There are not many restrictions on the brief, but one of them is to not use the font in which the texts had been set in in 1914, which is Stephenson & Blake Grot No.9.
But also no Headline Bold, Bureau Grotesk or Impact, as it would get to close to the original version.
Stephenson & Blake Grot No. 9
Stephenson Blake was a British Type foundry, based in Sheffield, England. Active from the 19th century until the 1990s, it remained the last active typefoundry in Britain. The typefoundry began operations in July 1818 by silversmith and mechanic William Garnett and toolmaker John Stephenson, financially supported by James Blake. That November, news came that the breakaway Caslon foundry (formed when William Caslon III left the original Caslon foundry in 1792) was put up for sale by William Caslon IV. In 1819 the deal was concluded and Blake, Garnett & Co. were suddenly in charge of one of England’s most prestigious typefoundries. In 1829 Garnett left to become a farmer. The company was renamed Blake & Stephenson in 1830, but Blake died soon after. It became Stephenson, Blake & Co. in 1841. John Stephenson died in 1864, the year after he handed control to his son Henry. By the early 1900s the foundry had ventured ventured into steel making and tool production, which would prove to be the core business of the current firm.

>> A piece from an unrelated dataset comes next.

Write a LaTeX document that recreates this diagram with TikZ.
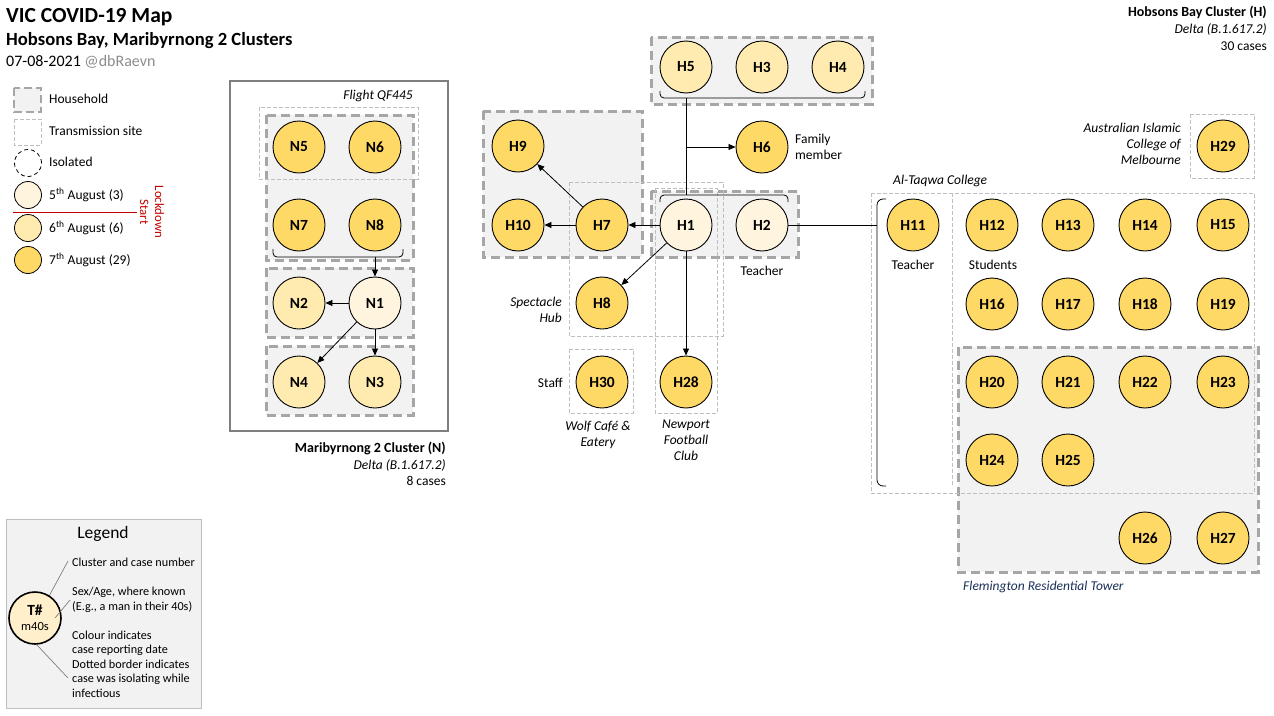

While the foundry was still producing some type in zinc as late as 2001, the foundry had shut down by 2005 when the matrices and other typographic equipment, by then of little commercial value (but of great historical value), were passed toMonotype, becoming a key part of the Type Museum, London. There are plans to turn the former premises into an apartment complex.
— Headline Bold
Based on the Stephenson Blake grotesques from the 1800s, the naming gives the width (One=condensed to Five=normal to Seven=extended) followed by the weight (One=light to Three=normal to Seven=black). Designed by David Berlow from 1989-93. (Identifont)
Geoffrey Lee designed Impact font for the Stephenson Blake foundry in 1965. The sans serif display typeface is very heavy and condensed in the grotesque style, similar to Helvetica Inserat. (Ascender Fonts)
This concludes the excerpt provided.